A new study as per a report in sciencealert.com suggests that following the cataclysmic asteroid strike on the Earth, 66 million years ago, the dinosaurs and other beings who survived had to go through the terrible ordeal of suffering high content of sulphur.
The sulphur which had been thrown high into the stratosphere had drastic consequences as it blocked the Sun leading to cooling of the planet for centuries with fatal acid rain falling on the Earth, altering the oceans chemistry for a period spanning thousands of years. This was contrary to what was thought of earlier by scholars.
Talking about the findings of the study, the study’s co-researcher, James Witts, observed, “we've underestimated the amount of this sulphur that this asteroid impact created”.
Witts, who is a lecturer at the United Kingdom’s University of Bristol, School of Earth Sciences, added that as a consequence of this, "the climate change that was associated with it was much greater perhaps than we thought previously".

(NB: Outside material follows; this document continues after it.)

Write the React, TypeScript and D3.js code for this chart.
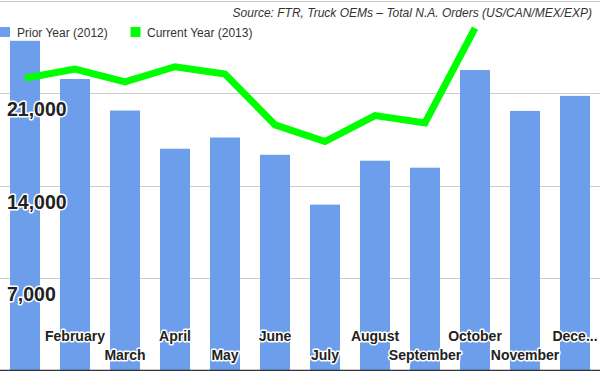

The presence of this large quantity of sulphur does go to throw light on why it took a long time for life, especially the one in the marine sphere, to stage come back. The sulphur that fell on land would have reached the oceans too, according to Witts.
The discovery by the scientists about the sulphur was quite unexpected. The original objective of the team was to study ancient shells’ geochemistry that were found near the Brazos river in Falls County, Texas. A distinctive feature of this place is that it was underwater in the period when non-avian dinosaurs vanished at the end of the Cretaceous era.
Significantly, this place is quite close to the Chicxulub crater in Yucatan Peninsula, Mexico which was hit by a 10-kilometres-wide asteroid.
The samples of the sediment taken by the scientists were taken to Scotland’s University of St. Andrews, where the co-researcher of the study, Aubrey Zerkle, looked at the different sulphur isotopes.
This analysis of the sulphur isotopes revealed “a very unusual signal” – tiny changes in their masses which take place when sulphur enters the atmosphere and interacts with ultraviolet light.
Explaining this, Witts said: “That can really only happen in two scenarios: either in an atmosphere that doesn't have any oxygen in it or when you have so much sulphur, it's gone really high up into an oxygenated atmosphere.” Incidentally, the Earth has been encircled by an oxygenated atmosphere from 2.3 billion years ago.
He went on to add: "You don't see [this signal] in marine rocks. The sea has its own isotopic signature which totally dilutes the tiny amount of sulphur from these volcanoes."
The presence of this signal in marine rocks belonging to the Cretaceous period, Witts said points that "there must have been a heck of a lot of sulphur in the atmosphere after this impact event. And that, of course, has a huge implication for climate change related to the impact because sulphur aerosols, we know from modern volcanic eruptions, cause cooling."
A lot of this sulphur came from the limestone in the Yucatan Peninsula which was rich in sulphur. This is significant as Witts pointed out: "If the asteroid had hit somewhere else, perhaps there wouldn't have been as much sulphur released into the atmosphere and the climate change that followed might not have been as severe. And therefore, the extinction event might not have been so bad."
Estimates in the past suggested that the sulphur which would have turned into sulphate aerosols would have resulted in cooling of the Earth for a few decades ranging from 2 to 8 degrees Celsius. Now, with the latest study pegging the sulphur amount higher, the change in climate would have been acute.
Details of the study were published online in the Proceedings of the National Academy of Sciences journal.